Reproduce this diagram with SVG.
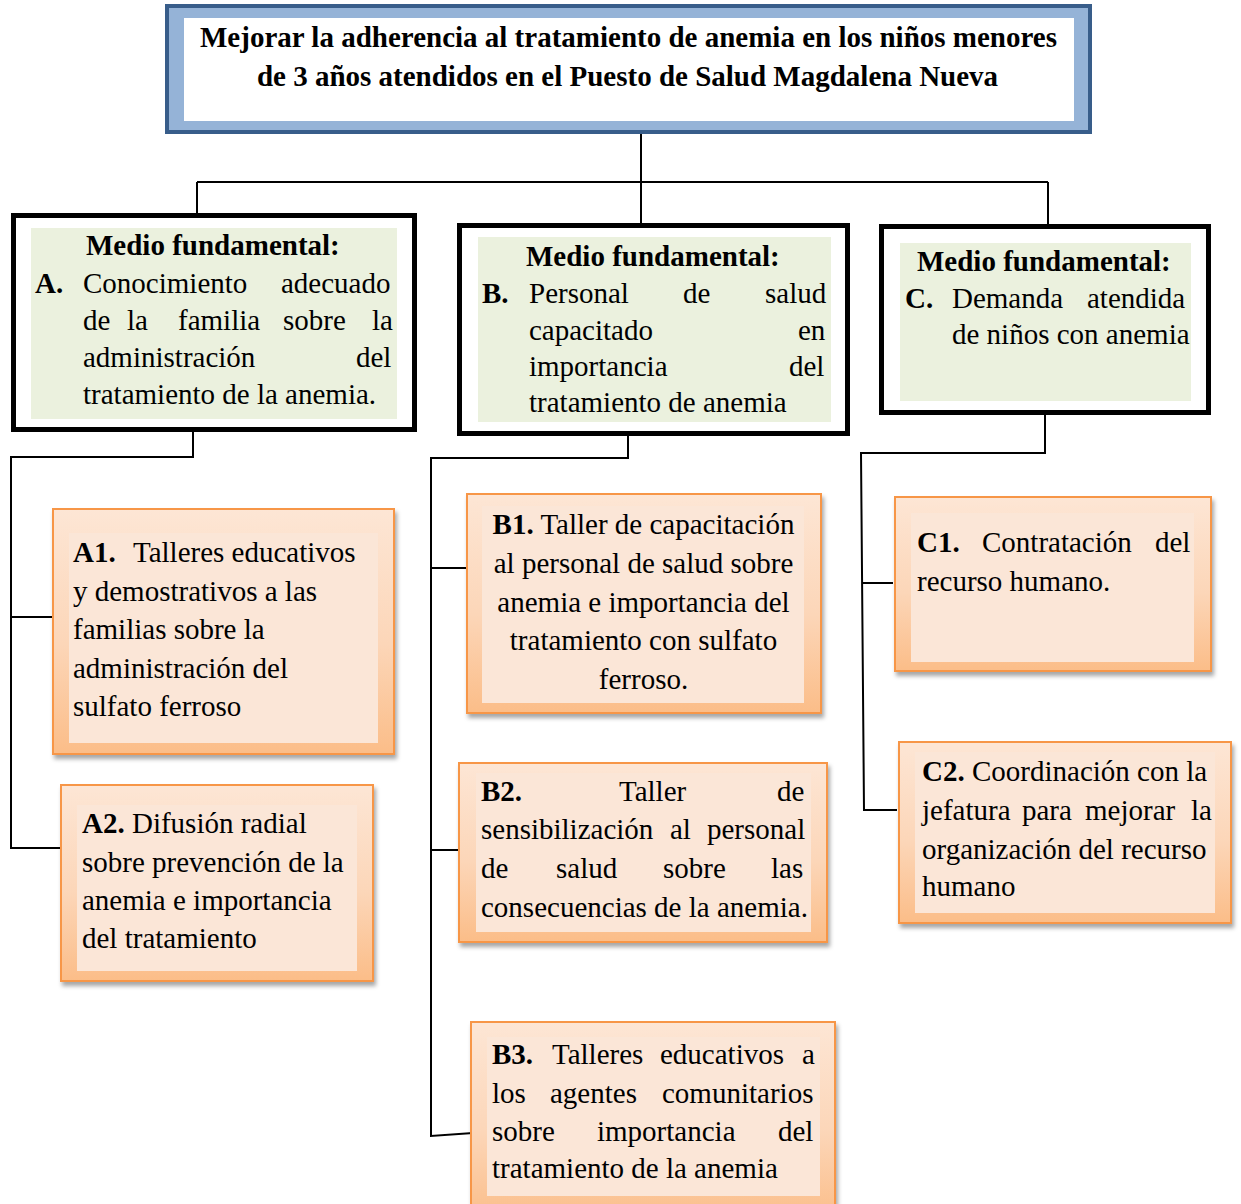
<svg xmlns="http://www.w3.org/2000/svg" width="1241" height="1204" viewBox="0 0 1241 1204">
<defs>
<linearGradient id="og" x1="0" y1="0" x2="0" y2="1">
<stop offset="0" stop-color="#fde6d5"/>
<stop offset="0.55" stop-color="#fcd6b8"/>
<stop offset="1" stop-color="#fbbd88"/>
</linearGradient>
<filter id="sh" x="-10%" y="-10%" width="125%" height="125%">
<feDropShadow dx="2" dy="4" stdDeviation="2" flood-color="#000" flood-opacity="0.35"/>
</filter>
<style>
text{font-family:"Liberation Serif","Times New Roman",serif;font-size:29px;fill:#000}
.b{font-weight:bold}
.blk{fill:#fff;stroke:#000;stroke-width:5}
.grn{fill:#ebf1de}
.ob{fill:url(#og);stroke:#f79646;stroke-width:2;filter:url(#sh)}
.oi{fill:#fbe6d7}
.c{fill:none;stroke:#000;stroke-width:2}
</style>
</defs>
<rect width="1241" height="1204" fill="#fff"/>

<g id="connectors">
<path class="c" d="M641 134 V223"/>
<path class="c" d="M197 182 H1048"/>
<path class="c" d="M197 182 V213"/>
<path class="c" d="M1048 182 V224"/>
<path class="c" d="M193 432 V457 H11 V848 H61"/>
<path class="c" d="M11 617 H60"/>
<path class="c" d="M628 436 V458 H431 V1136 L473 1133"/>
<path class="c" d="M431 568 H466"/>
<path class="c" d="M431 850 H459"/>
<path class="c" d="M1045 415 V453 H861 L864 810 H897"/>
<path class="c" d="M862 583 H893"/>
</g>

<g id="goal">
<rect x="165" y="4" width="927" height="130" fill="#385d8a"/>
<rect x="169" y="8" width="919" height="122" fill="#95b3d7"/>
<rect x="184" y="18" width="890" height="103" fill="#fff"/>
<text class="b" x="628.5" y="47" text-anchor="middle">Mejorar la adherencia al tratamiento de anemia en los niños menores</text>
<text class="b" x="627.5" y="86" text-anchor="middle">de 3 años atendidos en el Puesto de Salud Magdalena Nueva</text>
</g>

<g id="medioA">
<rect class="blk" x="13.5" y="215.5" width="401" height="214"/>
<rect class="grn" x="31" y="228" width="366" height="191"/>
<text class="b" x="86" y="255">Medio fundamental:</text>
<text class="b" x="35" y="293">A.</text>
<text y="293"><tspan x="83">Conocimiento</tspan><tspan x="281">adecuado</tspan></text>
<text y="330"><tspan x="83">de</tspan><tspan x="127">la</tspan><tspan x="178">familia</tspan><tspan x="283">sobre</tspan><tspan x="372">la</tspan></text>
<text y="367"><tspan x="83">administración</tspan><tspan x="356">del</tspan></text>
<text x="83" y="404">tratamiento de la anemia.</text>
</g>

<g id="medioB">
<rect class="blk" x="459.5" y="225.5" width="388" height="208"/>
<rect class="grn" x="478" y="237" width="353" height="185"/>
<text class="b" x="526" y="266">Medio fundamental:</text>
<text class="b" x="482" y="303">B.</text>
<text y="303"><tspan x="529">Personal</tspan><tspan x="683">de</tspan><tspan x="765">salud</tspan></text>
<text y="340"><tspan x="529">capacitado</tspan><tspan x="798">en</tspan></text>
<text y="376"><tspan x="529">importancia</tspan><tspan x="789">del</tspan></text>
<text x="529" y="412">tratamiento de anemia</text>
</g>

<g id="medioC">
<rect class="blk" x="881.5" y="226.5" width="327" height="186"/>
<rect class="grn" x="900" y="243" width="291" height="158"/>
<text class="b" x="917" y="271">Medio fundamental:</text>
<text class="b" x="905" y="308">C.</text>
<text y="308"><tspan x="952">Demanda</tspan><tspan x="1087">atendida</tspan></text>
<text x="952" y="344">de niños con anemia</text>
</g>

<g id="A1">
<rect class="ob" x="53" y="509" width="341" height="245"/>
<rect class="oi" x="69" y="533" width="309" height="210"/>
<text y="562"><tspan class="b" x="73">A1.</tspan><tspan x="133">Talleres educativos</tspan></text>
<text x="73" y="601">y demostrativos a las</text>
<text x="73" y="639">familias sobre la</text>
<text x="73" y="678">administración del</text>
<text x="73" y="716">sulfato ferroso</text>
</g>

<g id="A2">
<rect class="ob" x="61" y="785" width="312" height="196"/>
<rect class="oi" x="77" y="805" width="280" height="166"/>
<text y="833"><tspan class="b" x="82">A2.</tspan> Difusión radial</text>
<text x="82" y="872">sobre prevención de la</text>
<text x="82" y="910">anemia e importancia</text>
<text x="82" y="948">del tratamiento</text>
</g>

<g id="B1">
<rect class="ob" x="467" y="494" width="354" height="219"/>
<rect class="oi" x="482" y="506" width="322" height="197"/>
<text x="643.5" y="534" text-anchor="middle"><tspan class="b">B1.</tspan> Taller de capacitación</text>
<text x="643.5" y="573" text-anchor="middle">al personal de salud sobre</text>
<text x="643.5" y="612" text-anchor="middle">anemia e importancia del</text>
<text x="643.5" y="650" text-anchor="middle">tratamiento con sulfato</text>
<text x="643.5" y="689" text-anchor="middle">ferroso.</text>
</g>

<g id="B2">
<rect class="ob" x="459" y="763" width="368" height="179"/>
<rect class="oi" x="476" y="773" width="335" height="159"/>
<text y="801"><tspan class="b" x="481">B2.</tspan><tspan x="619">Taller</tspan><tspan x="777">de</tspan></text>
<text y="839"><tspan x="481">sensibilización</tspan><tspan x="670">al</tspan><tspan x="707">personal</tspan></text>
<text y="878"><tspan x="481">de</tspan><tspan x="556">salud</tspan><tspan x="663">sobre</tspan><tspan x="771">las</tspan></text>
<text x="481" y="917">consecuencias de la anemia.</text>
</g>

<g id="B3">
<rect class="ob" x="471" y="1022" width="364" height="200"/>
<rect class="oi" x="487" y="1037" width="333" height="159"/>
<text y="1064"><tspan class="b" x="492">B3.</tspan><tspan x="552">Talleres</tspan><tspan x="660">educativos</tspan><tspan x="802">a</tspan></text>
<text y="1103"><tspan x="492">los</tspan><tspan x="550">agentes</tspan><tspan x="662">comunitarios</tspan></text>
<text y="1141"><tspan x="492">sobre</tspan><tspan x="597">importancia</tspan><tspan x="778">del</tspan></text>
<text x="492" y="1178">tratamiento de la anemia</text>
</g>

<g id="C1">
<rect class="ob" x="895" y="497" width="316" height="174"/>
<rect class="oi" x="911" y="513" width="283" height="149"/>
<text y="552"><tspan class="b" x="917">C1.</tspan><tspan x="982">Contratación</tspan><tspan x="1155">del</tspan></text>
<text x="917" y="591">recurso humano.</text>
</g>

<g id="C2">
<rect class="ob" x="899" y="742" width="332" height="181"/>
<rect class="oi" x="915" y="752" width="300" height="161"/>
<text y="781"><tspan class="b" x="922">C2.</tspan> Coordinación con la</text>
<text y="820"><tspan x="922">jefatura</tspan><tspan x="1022">para</tspan><tspan x="1085">mejorar</tspan><tspan x="1191">la</tspan></text>
<text x="922" y="859">organización del recurso</text>
<text x="922" y="896">humano</text>
</g>
</svg>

· · · · ·

▸ **Exercise task**
Take the listing and print it again exactly, but without any pictures.

▸ **Result for this exercise**
Reproduce this diagram with SVG.
<svg xmlns="http://www.w3.org/2000/svg" width="1241" height="1204" viewBox="0 0 1241 1204">
<defs>
<linearGradient id="og" x1="0" y1="0" x2="0" y2="1">
<stop offset="0" stop-color="#fde6d5"/>
<stop offset="0.55" stop-color="#fcd6b8"/>
<stop offset="1" stop-color="#fbbd88"/>
</linearGradient>
<filter id="sh" x="-10%" y="-10%" width="125%" height="125%">
<feDropShadow dx="2" dy="4" stdDeviation="2" flood-color="#000" flood-opacity="0.35"/>
</filter>
<style>
text{font-family:"Liberation Serif","Times New Roman",serif;font-size:29px;fill:#000}
.b{font-weight:bold}
.blk{fill:#fff;stroke:#000;stroke-width:5}
.grn{fill:#ebf1de}
.ob{fill:url(#og);stroke:#f79646;stroke-width:2;filter:url(#sh)}
.oi{fill:#fbe6d7}
.c{fill:none;stroke:#000;stroke-width:2}
</style>
</defs>
<rect width="1241" height="1204" fill="#fff"/>

<g id="connectors">
<path class="c" d="M641 134 V223"/>
<path class="c" d="M197 182 H1048"/>
<path class="c" d="M197 182 V213"/>
<path class="c" d="M1048 182 V224"/>
<path class="c" d="M193 432 V457 H11 V848 H61"/>
<path class="c" d="M11 617 H60"/>
<path class="c" d="M628 436 V458 H431 V1136 L473 1133"/>
<path class="c" d="M431 568 H466"/>
<path class="c" d="M431 850 H459"/>
<path class="c" d="M1045 415 V453 H861 L864 810 H897"/>
<path class="c" d="M862 583 H893"/>
</g>

<g id="goal">
<rect x="165" y="4" width="927" height="130" fill="#385d8a"/>
<rect x="169" y="8" width="919" height="122" fill="#95b3d7"/>
<rect x="184" y="18" width="890" height="103" fill="#fff"/>
<text class="b" x="628.5" y="47" text-anchor="middle">Mejorar la adherencia al tratamiento de anemia en los niños menores</text>
<text class="b" x="627.5" y="86" text-anchor="middle">de 3 años atendidos en el Puesto de Salud Magdalena Nueva</text>
</g>

<g id="medioA">
<rect class="blk" x="13.5" y="215.5" width="401" height="214"/>
<rect class="grn" x="31" y="228" width="366" height="191"/>
<text class="b" x="86" y="255">Medio fundamental:</text>
<text class="b" x="35" y="293">A.</text>
<text y="293"><tspan x="83">Conocimiento</tspan><tspan x="281">adecuado</tspan></text>
<text y="330"><tspan x="83">de</tspan><tspan x="127">la</tspan><tspan x="178">familia</tspan><tspan x="283">sobre</tspan><tspan x="372">la</tspan></text>
<text y="367"><tspan x="83">administración</tspan><tspan x="356">del</tspan></text>
<text x="83" y="404">tratamiento de la anemia.</text>
</g>

<g id="medioB">
<rect class="blk" x="459.5" y="225.5" width="388" height="208"/>
<rect class="grn" x="478" y="237" width="353" height="185"/>
<text class="b" x="526" y="266">Medio fundamental:</text>
<text class="b" x="482" y="303">B.</text>
<text y="303"><tspan x="529">Personal</tspan><tspan x="683">de</tspan><tspan x="765">salud</tspan></text>
<text y="340"><tspan x="529">capacitado</tspan><tspan x="798">en</tspan></text>
<text y="376"><tspan x="529">importancia</tspan><tspan x="789">del</tspan></text>
<text x="529" y="412">tratamiento de anemia</text>
</g>

<g id="medioC">
<rect class="blk" x="881.5" y="226.5" width="327" height="186"/>
<rect class="grn" x="900" y="243" width="291" height="158"/>
<text class="b" x="917" y="271">Medio fundamental:</text>
<text class="b" x="905" y="308">C.</text>
<text y="308"><tspan x="952">Demanda</tspan><tspan x="1087">atendida</tspan></text>
<text x="952" y="344">de niños con anemia</text>
</g>

<g id="A1">
<rect class="ob" x="53" y="509" width="341" height="245"/>
<rect class="oi" x="69" y="533" width="309" height="210"/>
<text y="562"><tspan class="b" x="73">A1.</tspan><tspan x="133">Talleres educativos</tspan></text>
<text x="73" y="601">y demostrativos a las</text>
<text x="73" y="639">familias sobre la</text>
<text x="73" y="678">administración del</text>
<text x="73" y="716">sulfato ferroso</text>
</g>

<g id="A2">
<rect class="ob" x="61" y="785" width="312" height="196"/>
<rect class="oi" x="77" y="805" width="280" height="166"/>
<text y="833"><tspan class="b" x="82">A2.</tspan> Difusión radial</text>
<text x="82" y="872">sobre prevención de la</text>
<text x="82" y="910">anemia e importancia</text>
<text x="82" y="948">del tratamiento</text>
</g>

<g id="B1">
<rect class="ob" x="467" y="494" width="354" height="219"/>
<rect class="oi" x="482" y="506" width="322" height="197"/>
<text x="643.5" y="534" text-anchor="middle"><tspan class="b">B1.</tspan> Taller de capacitación</text>
<text x="643.5" y="573" text-anchor="middle">al personal de salud sobre</text>
<text x="643.5" y="612" text-anchor="middle">anemia e importancia del</text>
<text x="643.5" y="650" text-anchor="middle">tratamiento con sulfato</text>
<text x="643.5" y="689" text-anchor="middle">ferroso.</text>
</g>

<g id="B2">
<rect class="ob" x="459" y="763" width="368" height="179"/>
<rect class="oi" x="476" y="773" width="335" height="159"/>
<text y="801"><tspan class="b" x="481">B2.</tspan><tspan x="619">Taller</tspan><tspan x="777">de</tspan></text>
<text y="839"><tspan x="481">sensibilización</tspan><tspan x="670">al</tspan><tspan x="707">personal</tspan></text>
<text y="878"><tspan x="481">de</tspan><tspan x="556">salud</tspan><tspan x="663">sobre</tspan><tspan x="771">las</tspan></text>
<text x="481" y="917">consecuencias de la anemia.</text>
</g>

<g id="B3">
<rect class="ob" x="471" y="1022" width="364" height="200"/>
<rect class="oi" x="487" y="1037" width="333" height="159"/>
<text y="1064"><tspan class="b" x="492">B3.</tspan><tspan x="552">Talleres</tspan><tspan x="660">educativos</tspan><tspan x="802">a</tspan></text>
<text y="1103"><tspan x="492">los</tspan><tspan x="550">agentes</tspan><tspan x="662">comunitarios</tspan></text>
<text y="1141"><tspan x="492">sobre</tspan><tspan x="597">importancia</tspan><tspan x="778">del</tspan></text>
<text x="492" y="1178">tratamiento de la anemia</text>
</g>

<g id="C1">
<rect class="ob" x="895" y="497" width="316" height="174"/>
<rect class="oi" x="911" y="513" width="283" height="149"/>
<text y="552"><tspan class="b" x="917">C1.</tspan><tspan x="982">Contratación</tspan><tspan x="1155">del</tspan></text>
<text x="917" y="591">recurso humano.</text>
</g>

<g id="C2">
<rect class="ob" x="899" y="742" width="332" height="181"/>
<rect class="oi" x="915" y="752" width="300" height="161"/>
<text y="781"><tspan class="b" x="922">C2.</tspan> Coordinación con la</text>
<text y="820"><tspan x="922">jefatura</tspan><tspan x="1022">para</tspan><tspan x="1085">mejorar</tspan><tspan x="1191">la</tspan></text>
<text x="922" y="859">organización del recurso</text>
<text x="922" y="896">humano</text>
</g>
</svg>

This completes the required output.